Born in the Hague in 1956, Hendrik Kerstens has for the last 17 years been producing an ongoing body of work that explores some of the many intersections between painting and photography. Using his daughter Paula as his only subject, Kerstens not only photographs her in reference to Old Master Dutch painting but also in relation to her own life and the world we live in today.
Conceptually Kerstens' photographs address issues of seriality, time, and identity, while emotionally they speak to his love for his child and their ongoing collaboration.Pictorially, Kerstens photographs are masterful prints with an extraordinary combination of light and skin tone that signal a new technical level of achievement in printing. A largely self-taught photographer, over the last decade Kerstens has mastered his craft in a way that serves to dispel any lingering questions about the quality, validity, and expressive power of digital photography.
Kerstens' work, however, is not just imitating painting. From early on, he became increasingly interested in combining the art of photographic portraiture with the game of creating a conceptual and sometimes humorous dialog between past and present. The titles give the game away. "Napkin" looks like a maid's bonnet. In "Bag", a plastic grocery bag is shaped to look like a lace hood.
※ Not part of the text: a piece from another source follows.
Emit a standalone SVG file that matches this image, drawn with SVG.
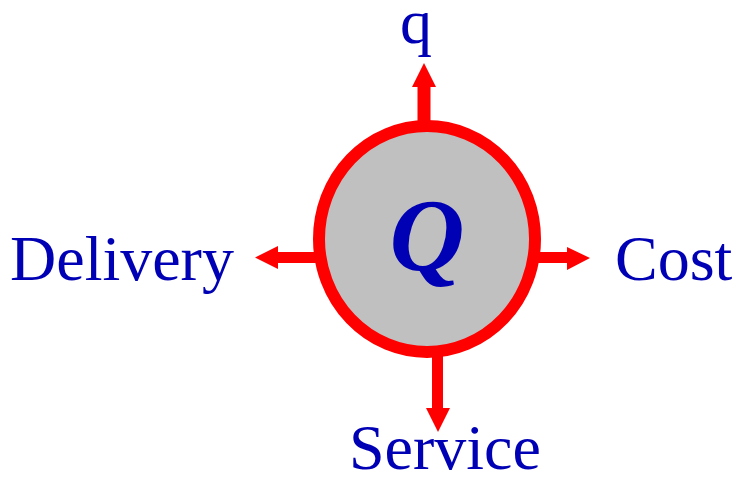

In other pictures no pretense is made to imitate 17th century clothing but Paula's face and Kerstens' light turn a modern hoodie into a classic and timeless garment.
Kerstens' work has long been acknowledged for its many qualities but surprisingly this will be the first large scale solo exhibition of his work in America. (Previously Alexander McQueen, based his Fall 2009 collection on Kerstens' photograph of Paula with a plastic bag as a head-dress, using the image as his invitation for the show.) That same year Kersten's work was featured in the exhibition "Dutch Seen" at The Museum of the City of New York.
Currently his image "Hairnet" is the cover image for Pier 24s current show "About Face" – an exhibition focusing on the tradition of portrait-based photography – alongside artists such as August Sander, Diane Arbus, and Richard Avedon.